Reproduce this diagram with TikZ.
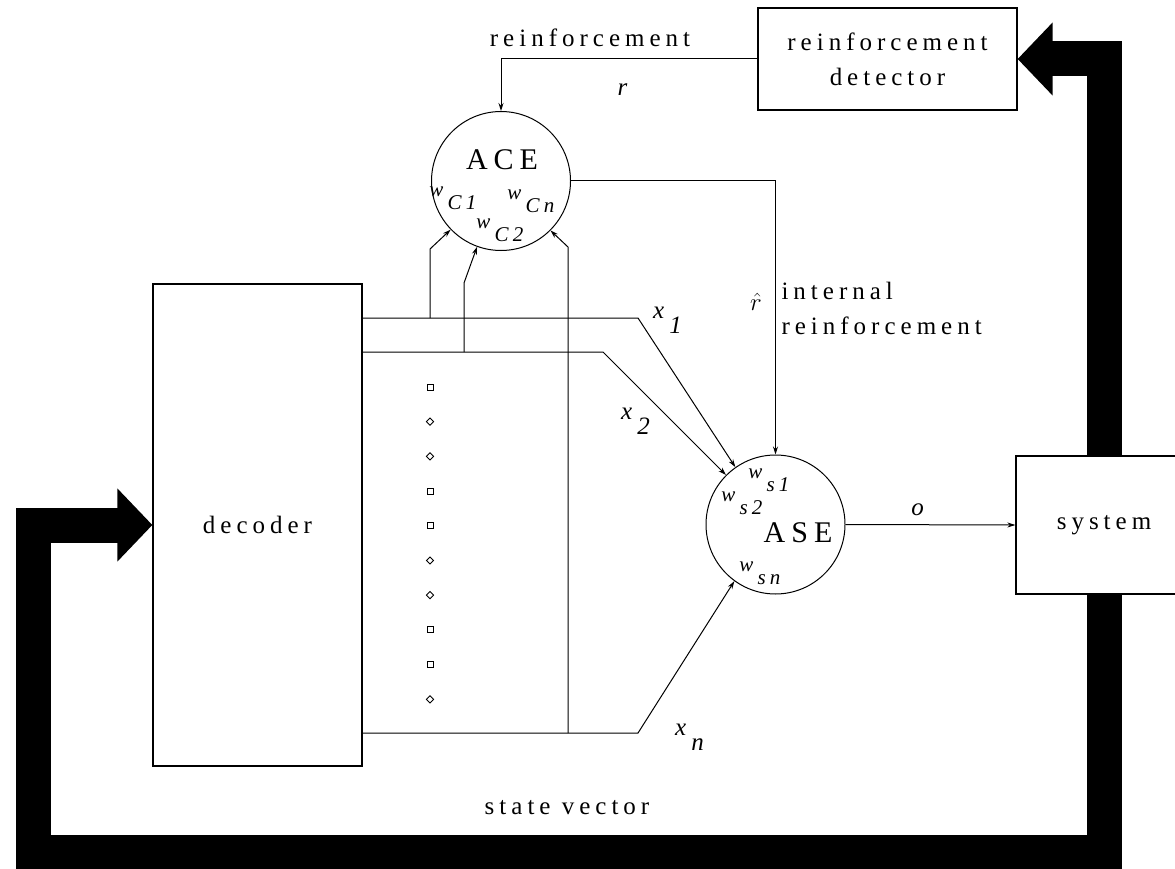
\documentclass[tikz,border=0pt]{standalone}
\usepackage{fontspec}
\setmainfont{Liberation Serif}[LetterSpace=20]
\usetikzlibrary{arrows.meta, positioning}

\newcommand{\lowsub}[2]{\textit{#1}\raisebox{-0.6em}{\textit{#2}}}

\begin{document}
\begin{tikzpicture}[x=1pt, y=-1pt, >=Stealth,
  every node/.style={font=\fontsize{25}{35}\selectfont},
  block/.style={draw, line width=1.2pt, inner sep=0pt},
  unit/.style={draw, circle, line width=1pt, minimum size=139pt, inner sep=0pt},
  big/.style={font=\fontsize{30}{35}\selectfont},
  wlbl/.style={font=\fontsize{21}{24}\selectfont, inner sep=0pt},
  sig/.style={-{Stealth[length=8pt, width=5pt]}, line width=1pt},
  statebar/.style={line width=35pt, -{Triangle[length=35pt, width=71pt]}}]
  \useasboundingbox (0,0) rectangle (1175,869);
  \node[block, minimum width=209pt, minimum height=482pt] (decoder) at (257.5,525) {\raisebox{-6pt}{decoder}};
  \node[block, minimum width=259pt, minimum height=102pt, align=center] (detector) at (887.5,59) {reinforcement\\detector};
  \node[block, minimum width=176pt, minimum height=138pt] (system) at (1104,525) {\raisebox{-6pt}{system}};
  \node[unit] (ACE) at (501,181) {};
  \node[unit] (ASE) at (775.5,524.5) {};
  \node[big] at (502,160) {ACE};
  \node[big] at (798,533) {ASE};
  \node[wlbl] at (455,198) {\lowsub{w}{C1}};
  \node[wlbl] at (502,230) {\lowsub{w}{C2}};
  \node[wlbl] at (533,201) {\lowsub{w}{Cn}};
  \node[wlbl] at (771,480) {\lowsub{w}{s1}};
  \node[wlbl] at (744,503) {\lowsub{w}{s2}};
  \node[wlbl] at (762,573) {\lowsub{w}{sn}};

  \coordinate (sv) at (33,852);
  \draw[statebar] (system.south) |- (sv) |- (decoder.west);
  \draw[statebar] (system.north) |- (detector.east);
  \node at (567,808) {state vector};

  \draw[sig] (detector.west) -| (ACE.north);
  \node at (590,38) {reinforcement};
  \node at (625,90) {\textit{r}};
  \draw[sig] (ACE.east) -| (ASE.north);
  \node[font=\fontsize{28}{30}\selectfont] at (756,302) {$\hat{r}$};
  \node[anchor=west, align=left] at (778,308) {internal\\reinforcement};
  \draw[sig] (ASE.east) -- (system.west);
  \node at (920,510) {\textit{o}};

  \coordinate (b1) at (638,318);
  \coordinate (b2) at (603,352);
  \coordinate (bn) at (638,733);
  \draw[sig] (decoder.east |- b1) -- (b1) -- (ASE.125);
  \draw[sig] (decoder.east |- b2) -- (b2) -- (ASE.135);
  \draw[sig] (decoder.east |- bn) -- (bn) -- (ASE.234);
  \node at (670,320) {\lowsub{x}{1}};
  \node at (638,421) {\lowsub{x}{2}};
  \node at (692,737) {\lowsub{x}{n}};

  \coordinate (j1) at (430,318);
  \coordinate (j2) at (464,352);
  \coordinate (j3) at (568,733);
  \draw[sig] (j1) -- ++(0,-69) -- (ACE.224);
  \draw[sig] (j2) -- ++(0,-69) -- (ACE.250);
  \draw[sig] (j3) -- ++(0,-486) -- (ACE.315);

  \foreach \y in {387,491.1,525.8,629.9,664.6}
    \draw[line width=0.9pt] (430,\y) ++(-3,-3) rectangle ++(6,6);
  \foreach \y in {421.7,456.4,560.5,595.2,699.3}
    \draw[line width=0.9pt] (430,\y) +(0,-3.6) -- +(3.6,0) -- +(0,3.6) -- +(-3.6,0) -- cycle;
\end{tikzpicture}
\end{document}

[Brief]
Quote the data above in full and without alteration; skip the pictures.

[Exercise result]
Reproduce this diagram with TikZ.
\documentclass[tikz,border=0pt]{standalone}
\usepackage{fontspec}
\setmainfont{Liberation Serif}[LetterSpace=20]
\usetikzlibrary{arrows.meta, positioning}

\newcommand{\lowsub}[2]{\textit{#1}\raisebox{-0.6em}{\textit{#2}}}

\begin{document}
\begin{tikzpicture}[x=1pt, y=-1pt, >=Stealth,
  every node/.style={font=\fontsize{25}{35}\selectfont},
  block/.style={draw, line width=1.2pt, inner sep=0pt},
  unit/.style={draw, circle, line width=1pt, minimum size=139pt, inner sep=0pt},
  big/.style={font=\fontsize{30}{35}\selectfont},
  wlbl/.style={font=\fontsize{21}{24}\selectfont, inner sep=0pt},
  sig/.style={-{Stealth[length=8pt, width=5pt]}, line width=1pt},
  statebar/.style={line width=35pt, -{Triangle[length=35pt, width=71pt]}}]
  \useasboundingbox (0,0) rectangle (1175,869);
  \node[block, minimum width=209pt, minimum height=482pt] (decoder) at (257.5,525) {\raisebox{-6pt}{decoder}};
  \node[block, minimum width=259pt, minimum height=102pt, align=center] (detector) at (887.5,59) {reinforcement\\detector};
  \node[block, minimum width=176pt, minimum height=138pt] (system) at (1104,525) {\raisebox{-6pt}{system}};
  \node[unit] (ACE) at (501,181) {};
  \node[unit] (ASE) at (775.5,524.5) {};
  \node[big] at (502,160) {ACE};
  \node[big] at (798,533) {ASE};
  \node[wlbl] at (455,198) {\lowsub{w}{C1}};
  \node[wlbl] at (502,230) {\lowsub{w}{C2}};
  \node[wlbl] at (533,201) {\lowsub{w}{Cn}};
  \node[wlbl] at (771,480) {\lowsub{w}{s1}};
  \node[wlbl] at (744,503) {\lowsub{w}{s2}};
  \node[wlbl] at (762,573) {\lowsub{w}{sn}};

  \coordinate (sv) at (33,852);
  \draw[statebar] (system.south) |- (sv) |- (decoder.west);
  \draw[statebar] (system.north) |- (detector.east);
  \node at (567,808) {state vector};

  \draw[sig] (detector.west) -| (ACE.north);
  \node at (590,38) {reinforcement};
  \node at (625,90) {\textit{r}};
  \draw[sig] (ACE.east) -| (ASE.north);
  \node[font=\fontsize{28}{30}\selectfont] at (756,302) {$\hat{r}$};
  \node[anchor=west, align=left] at (778,308) {internal\\reinforcement};
  \draw[sig] (ASE.east) -- (system.west);
  \node at (920,510) {\textit{o}};

  \coordinate (b1) at (638,318);
  \coordinate (b2) at (603,352);
  \coordinate (bn) at (638,733);
  \draw[sig] (decoder.east |- b1) -- (b1) -- (ASE.125);
  \draw[sig] (decoder.east |- b2) -- (b2) -- (ASE.135);
  \draw[sig] (decoder.east |- bn) -- (bn) -- (ASE.234);
  \node at (670,320) {\lowsub{x}{1}};
  \node at (638,421) {\lowsub{x}{2}};
  \node at (692,737) {\lowsub{x}{n}};

  \coordinate (j1) at (430,318);
  \coordinate (j2) at (464,352);
  \coordinate (j3) at (568,733);
  \draw[sig] (j1) -- ++(0,-69) -- (ACE.224);
  \draw[sig] (j2) -- ++(0,-69) -- (ACE.250);
  \draw[sig] (j3) -- ++(0,-486) -- (ACE.315);

  \foreach \y in {387,491.1,525.8,629.9,664.6}
    \draw[line width=0.9pt] (430,\y) ++(-3,-3) rectangle ++(6,6);
  \foreach \y in {421.7,456.4,560.5,595.2,699.3}
    \draw[line width=0.9pt] (430,\y) +(0,-3.6) -- +(3.6,0) -- +(0,3.6) -- +(-3.6,0) -- cycle;
\end{tikzpicture}
\end{document}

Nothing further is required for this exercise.